* _WHAT YOU WILL DO_
Below are entries; tally how many lines hold the string "this" and answer with only that figure.

* _DATASET RECORDS_
————————
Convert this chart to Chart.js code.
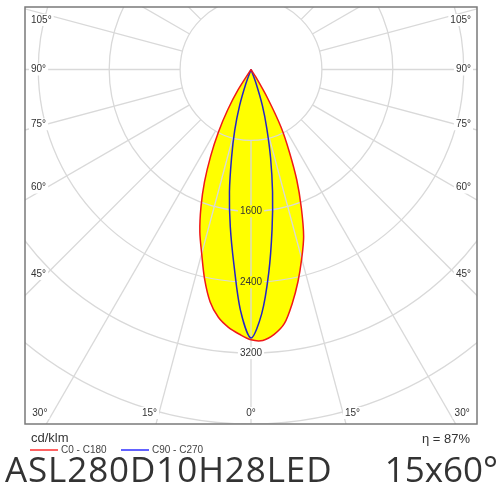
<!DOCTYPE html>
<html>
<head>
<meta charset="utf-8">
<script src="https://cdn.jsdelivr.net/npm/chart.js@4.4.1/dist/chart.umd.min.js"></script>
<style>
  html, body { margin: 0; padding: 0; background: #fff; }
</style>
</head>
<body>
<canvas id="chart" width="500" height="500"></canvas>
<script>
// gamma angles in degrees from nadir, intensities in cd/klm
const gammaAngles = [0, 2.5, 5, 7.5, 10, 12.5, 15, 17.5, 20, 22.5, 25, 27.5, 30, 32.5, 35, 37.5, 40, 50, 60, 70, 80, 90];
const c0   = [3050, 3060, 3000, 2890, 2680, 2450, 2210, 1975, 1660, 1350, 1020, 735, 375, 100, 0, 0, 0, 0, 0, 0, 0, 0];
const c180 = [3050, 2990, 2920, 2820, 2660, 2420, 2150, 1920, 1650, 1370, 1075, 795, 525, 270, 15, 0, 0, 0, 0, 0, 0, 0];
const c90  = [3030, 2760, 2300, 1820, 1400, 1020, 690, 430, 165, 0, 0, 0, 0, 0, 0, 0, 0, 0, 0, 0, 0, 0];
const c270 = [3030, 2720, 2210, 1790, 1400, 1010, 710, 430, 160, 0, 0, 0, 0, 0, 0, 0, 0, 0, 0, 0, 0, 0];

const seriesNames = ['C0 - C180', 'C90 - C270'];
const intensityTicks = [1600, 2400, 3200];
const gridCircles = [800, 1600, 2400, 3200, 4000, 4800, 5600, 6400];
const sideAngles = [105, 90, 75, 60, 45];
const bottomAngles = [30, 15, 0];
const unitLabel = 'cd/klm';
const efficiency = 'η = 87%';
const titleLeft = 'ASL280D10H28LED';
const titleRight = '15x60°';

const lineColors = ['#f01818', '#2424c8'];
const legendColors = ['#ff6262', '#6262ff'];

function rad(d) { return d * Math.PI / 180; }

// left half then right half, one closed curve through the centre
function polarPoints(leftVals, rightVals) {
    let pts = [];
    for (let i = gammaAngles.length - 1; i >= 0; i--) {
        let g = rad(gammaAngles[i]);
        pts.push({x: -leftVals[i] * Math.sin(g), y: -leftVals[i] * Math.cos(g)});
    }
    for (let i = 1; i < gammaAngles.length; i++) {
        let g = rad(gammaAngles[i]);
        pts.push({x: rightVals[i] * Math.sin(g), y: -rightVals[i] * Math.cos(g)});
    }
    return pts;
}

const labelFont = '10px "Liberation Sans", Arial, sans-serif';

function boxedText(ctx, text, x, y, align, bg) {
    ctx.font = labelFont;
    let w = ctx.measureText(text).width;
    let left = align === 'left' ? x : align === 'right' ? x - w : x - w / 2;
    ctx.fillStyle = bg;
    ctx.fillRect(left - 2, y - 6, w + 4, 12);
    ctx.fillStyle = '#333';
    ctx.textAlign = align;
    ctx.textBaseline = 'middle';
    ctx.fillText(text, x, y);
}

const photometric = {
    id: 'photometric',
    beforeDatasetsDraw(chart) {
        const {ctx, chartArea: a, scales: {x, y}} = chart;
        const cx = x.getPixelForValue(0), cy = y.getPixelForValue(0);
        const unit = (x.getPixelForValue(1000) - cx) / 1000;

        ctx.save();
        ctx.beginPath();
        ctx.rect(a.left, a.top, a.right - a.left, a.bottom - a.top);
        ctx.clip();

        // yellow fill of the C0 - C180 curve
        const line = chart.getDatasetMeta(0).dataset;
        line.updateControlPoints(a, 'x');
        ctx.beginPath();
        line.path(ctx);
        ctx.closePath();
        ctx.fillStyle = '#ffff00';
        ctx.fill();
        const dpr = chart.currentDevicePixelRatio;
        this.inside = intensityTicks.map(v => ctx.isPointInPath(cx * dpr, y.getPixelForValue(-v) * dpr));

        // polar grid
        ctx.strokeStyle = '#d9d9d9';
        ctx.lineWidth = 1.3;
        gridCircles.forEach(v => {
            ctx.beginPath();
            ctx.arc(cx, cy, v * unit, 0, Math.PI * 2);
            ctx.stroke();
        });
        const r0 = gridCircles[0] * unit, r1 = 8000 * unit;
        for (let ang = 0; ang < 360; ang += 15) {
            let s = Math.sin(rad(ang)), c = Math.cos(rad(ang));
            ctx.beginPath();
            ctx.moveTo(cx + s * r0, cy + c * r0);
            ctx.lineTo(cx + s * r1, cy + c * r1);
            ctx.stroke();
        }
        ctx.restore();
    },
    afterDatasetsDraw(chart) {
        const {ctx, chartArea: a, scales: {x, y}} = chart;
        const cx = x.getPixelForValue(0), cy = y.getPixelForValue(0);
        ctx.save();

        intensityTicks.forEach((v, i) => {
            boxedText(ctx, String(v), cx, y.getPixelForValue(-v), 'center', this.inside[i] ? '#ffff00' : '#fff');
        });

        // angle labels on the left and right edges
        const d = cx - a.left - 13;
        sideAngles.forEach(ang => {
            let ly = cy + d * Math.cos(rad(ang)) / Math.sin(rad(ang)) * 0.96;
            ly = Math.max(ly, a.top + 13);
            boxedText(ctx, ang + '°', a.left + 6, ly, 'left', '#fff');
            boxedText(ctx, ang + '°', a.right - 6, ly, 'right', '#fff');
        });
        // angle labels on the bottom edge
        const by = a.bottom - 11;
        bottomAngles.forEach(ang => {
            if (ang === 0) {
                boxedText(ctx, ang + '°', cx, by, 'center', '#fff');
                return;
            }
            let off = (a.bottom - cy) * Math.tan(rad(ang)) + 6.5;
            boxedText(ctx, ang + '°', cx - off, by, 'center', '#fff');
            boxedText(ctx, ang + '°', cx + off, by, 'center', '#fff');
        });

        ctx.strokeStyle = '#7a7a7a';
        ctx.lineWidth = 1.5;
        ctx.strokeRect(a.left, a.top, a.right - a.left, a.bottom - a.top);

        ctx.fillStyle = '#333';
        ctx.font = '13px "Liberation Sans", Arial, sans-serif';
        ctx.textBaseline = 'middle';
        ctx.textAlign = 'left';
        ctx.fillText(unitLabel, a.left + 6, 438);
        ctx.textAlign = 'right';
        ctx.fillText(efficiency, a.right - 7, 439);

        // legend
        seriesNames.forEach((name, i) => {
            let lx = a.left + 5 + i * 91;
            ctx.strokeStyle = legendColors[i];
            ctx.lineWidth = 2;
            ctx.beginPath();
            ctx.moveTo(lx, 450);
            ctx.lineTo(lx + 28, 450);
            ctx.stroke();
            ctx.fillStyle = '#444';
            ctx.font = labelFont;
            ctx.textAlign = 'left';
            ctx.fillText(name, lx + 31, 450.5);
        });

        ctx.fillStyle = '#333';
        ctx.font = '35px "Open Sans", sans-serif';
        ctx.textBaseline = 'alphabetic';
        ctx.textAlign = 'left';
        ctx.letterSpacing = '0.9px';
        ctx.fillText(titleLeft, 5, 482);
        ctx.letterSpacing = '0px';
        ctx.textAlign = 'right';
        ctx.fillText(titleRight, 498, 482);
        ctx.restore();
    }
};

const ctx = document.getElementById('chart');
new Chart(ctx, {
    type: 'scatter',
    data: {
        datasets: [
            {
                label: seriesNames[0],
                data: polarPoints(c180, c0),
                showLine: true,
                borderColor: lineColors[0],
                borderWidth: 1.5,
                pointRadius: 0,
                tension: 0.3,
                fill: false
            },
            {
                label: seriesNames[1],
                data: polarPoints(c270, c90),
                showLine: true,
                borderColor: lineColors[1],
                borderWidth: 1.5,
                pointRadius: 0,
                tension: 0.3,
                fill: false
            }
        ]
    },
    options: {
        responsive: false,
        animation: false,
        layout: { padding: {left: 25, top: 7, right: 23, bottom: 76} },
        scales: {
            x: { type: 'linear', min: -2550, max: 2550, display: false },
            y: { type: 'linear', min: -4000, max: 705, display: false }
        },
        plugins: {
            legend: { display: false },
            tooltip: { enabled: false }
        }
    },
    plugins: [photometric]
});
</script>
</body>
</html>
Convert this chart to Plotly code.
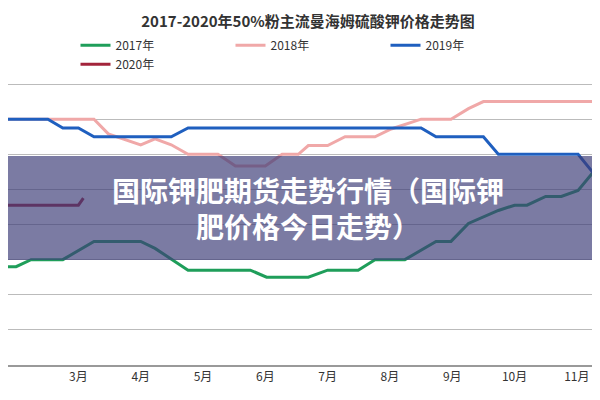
————————
* _CORRECT RESULT_
4